La garenne a produit six chars de regain que l’on a fait mêler avec de la paille de pamoule. On ne s’attendait pas qu’elle fut aussi bonne, vu la grande sécheresse.
Nous avons depuis quinze jours environ un bœuf malade. Le maréchal expert a ordonné d’abord trois breuvages par jour de pinte chaque fois fait avec de la chicorée amère et de la sauge.
On doit prendre une poignée de chacune de ces plantes, l’on fait bouillir légèrement la chicorée amère dans quatre pinte d’eau commune ; après cette petite ébullition, l’on ajoute la sauge et une once de sel de nitre (7), on retire du feu et on laisse infuser pendant une heure, et on coule ensuite pour en donner une pinte le matin, la seconde à midi et la troisième à six heures du soir. Il faut aussi donner par jour quatre lavements d’eau tiède, faire boire blanc le bien faire bouchonner par tout le corps. Ces breuvages ont été continués pendant quatre à cinq jours après lesquels on lui a fait prendre du vin avec de labcinte.

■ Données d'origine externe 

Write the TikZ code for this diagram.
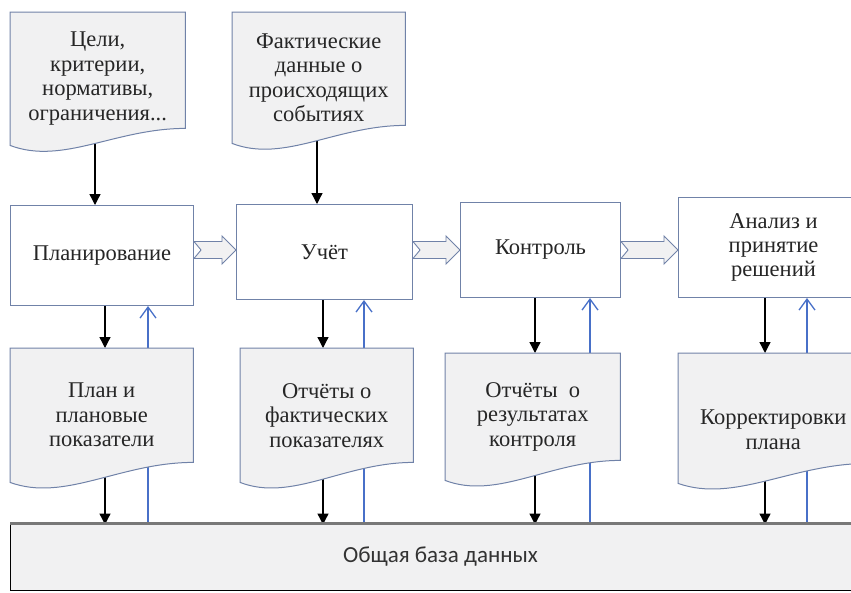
\documentclass[tikz,border=0pt]{standalone}
\usepackage{fontspec}
\setmainfont{Liberation Serif}
\newfontfamily\dbfont{Carlito}
\usepackage{tikz}
\usetikzlibrary{positioning,calc,arrows.meta}

\definecolor{bordc}{RGB}{112,130,168}
\definecolor{docfill}{RGB}{241,241,242}
\definecolor{upblue}{RGB}{72,112,200}
\definecolor{dbgray}{RGB}{120,120,120}

\pgfdeclarelayer{back}
\pgfdeclarelayer{mid}
\pgfsetlayers{back,mid,main}

\tikzset{
  box/.style={draw=bordc, line width=1pt, fill=white, align=center, inner sep=2pt,
    font=\fontsize{22.5}{24}\selectfont, text=black!85},
  doc/.style={align=center, inner sep=2pt, font=\fontsize{22.5}{24.5}\selectfont, text=black!85},
  docline/.style={draw=bordc, line width=1pt, fill=docfill},
  hollow/.style={draw=bordc, line width=0.9pt, fill=docfill},
  down/.style={line width=1.3pt, -{Triangle[length=11pt,width=11pt]}},
  up/.style={upblue, line width=1.3pt, -{Straight Barb[length=11pt,width=16pt,line width=1.3pt]}},
}

% document shape with a wavy bottom, #2 = rise of the right corner
\newcommand{\docshape}[2]{%
  \begin{pgfonlayer}{mid}
  \path[docline] let \p1=(#1.north west), \p2=(#1.south east) in
    (\p1) -- (\x2,\y1) -- (\x2,{\y2+#2pt})
    .. controls ({\x1+0.6*(\x2-\x1)},{\y2+#2pt}) and ({\x1+0.3*(\x2-\x1)},{\y2-20pt}) ..
    (\x1,\y2) -- cycle;
  \end{pgfonlayer}}

% wide hollow arrow with notched tail
\newcommand{\fatarrow}[2]{%
  \path[hollow] let \p1=(#1.east), \p2=(#2.west), \p3=(midrow) in
    (\x1,{\y3+8.5pt}) -- ({\x2-14pt},{\y3+8.5pt}) -- ({\x2-14pt},{\y3+14pt}) -- (\x2,\y3)
    -- ({\x2-14pt},{\y3-14pt}) -- ({\x2-14pt},{\y3-8.5pt}) -- (\x1,{\y3-8.5pt})
    -- ({\x1+7pt},\y3) -- cycle;}

\begin{document}
\begin{tikzpicture}[x=1pt,y=-1pt]
    \useasboundingbox (0,0) rectangle (851,592);
    \coordinate (midrow) at (0,250);

    % Process boxes
    \node[box, minimum width=183, minimum height=100, anchor=north west] (bplan) at (10,205) {Планирование};
    \node[box, minimum width=176, minimum height=95, anchor=north west] (buch) at (236,204) {Учёт};
    \node[box, minimum width=160, minimum height=95, anchor=north west] (bctrl) at (460,202) {Контроль};
    \node[box, minimum width=190, minimum height=100, anchor=north west] (banal) at (678,197) {Анализ и\\принятие\\решений};

    % Input documents
    \node[doc, minimum width=175, minimum height=133, anchor=north west] (dgoal) at (10,12) {Цели,\\критерии,\\нормативы,\\ограничения...};
    \node[doc, minimum width=173, minimum height=131, anchor=north west] (dfact) at (232,12) {Фактические\\данные о\\происходящих\\событиях};

    % Output documents
    \node[doc, minimum width=183, minimum height=134, anchor=north west] (dplan) at (10,348) {План и\\плановые\\показатели};
    \node[doc, minimum width=173, minimum height=134, anchor=north west] (drep) at (240,348) {Отчёты о\\фактических\\показателях};
    \node[doc, minimum width=175, minimum height=127, anchor=north west] (dctrl) at (445,353) {Отчёты~ о\\результатах\\контроля};
    \node[doc, minimum width=190, minimum height=130, anchor=north west] (dcorr) at (678,353) {\rule{0pt}{38pt}Корректировки\\плана};

    \docshape{dgoal}{17}
    \docshape{dfact}{18}
    \foreach \d in {dplan, drep, dctrl, dcorr}
      \docshape{\d}{20};

    % Database
    \node[fill=docfill, draw=black, line width=1pt, minimum width=860, minimum height=67, anchor=north west,
      font=\dbfont\fontsize{23}{26}\selectfont, text=black!80] (dbase) at (10,523) {Общая база данных};
    \draw[dbgray, line width=3pt] (dbase.north west) -- (dbase.north east);

    % Flow between the boxes
    \fatarrow{bplan}{buch}
    \fatarrow{buch}{bctrl}
    \fatarrow{bctrl}{banal}

    % Vertical connectors
    \begin{pgfonlayer}{back}
    \coordinate (xg) at (95,0);
    \coordinate (xf) at (317,0);
    \draw[down] (dgoal.center -| xg) -- (bplan.north -| xg);
    \draw[down] (dfact.center -| xf) -- (buch.north -| xf);
    \foreach \b/\d/\xa/\xb in {bplan/dplan/105/148, buch/drep/323/364, bctrl/dctrl/535/590, banal/dcorr/765/807} {
      \coordinate (xa) at (\xa,0);
      \coordinate (xb) at (\xb,0);
      \draw[down] (\b.south -| xa) -- (\d.north -| xa);
      \draw[down] (\d.center -| xa) -- ([yshift=-1.5pt]dbase.north -| xa);
      \draw[up] ([yshift=-1.5pt]dbase.north -| xb) -- (\b.south -| xb);
    }
    \end{pgfonlayer}

\end{tikzpicture}
\end{document}
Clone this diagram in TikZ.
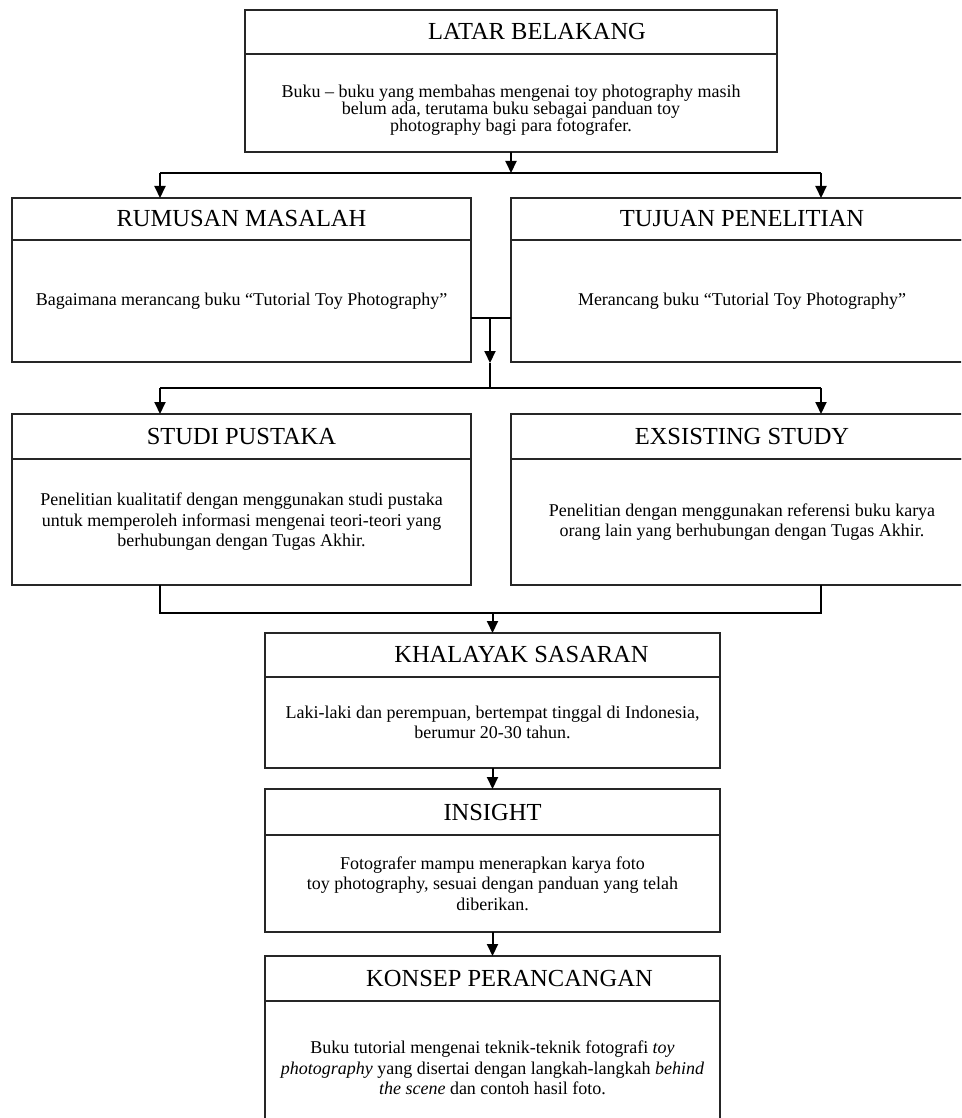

Annotations de Pierre Bourcheix :
1- Septier : setier, ancienne mesure de capacité pour les grains et les liquides. Variable selon les régions, il vaut à Paris 156 litres environ.
2- Septérée ou setérée : ancienne mesure de superficie, surface que l’on peut ensemencer avec un septier.
3- Pamoule : céréale, sorte d’orge.
4- Vessat : vesce, plante fourragère.
5- Mayère : branches de saule. Faire la mayère, c’était tondre toute la ramure des saules ou autres vergnes (aulnes) ; à Aubière, on disait aussi faire les remailles. Ce dernier mot a donné remacle puis ramacles, d’où la place des Ramacles.
6- Quarton : ancienne mesure de capacité pour les grains ou les liquides (huile de noix).
7- Nitre : Nom vulgaire du nitrate de potasse et du salpêtre (azotate de potasse) ou nitre prismatique.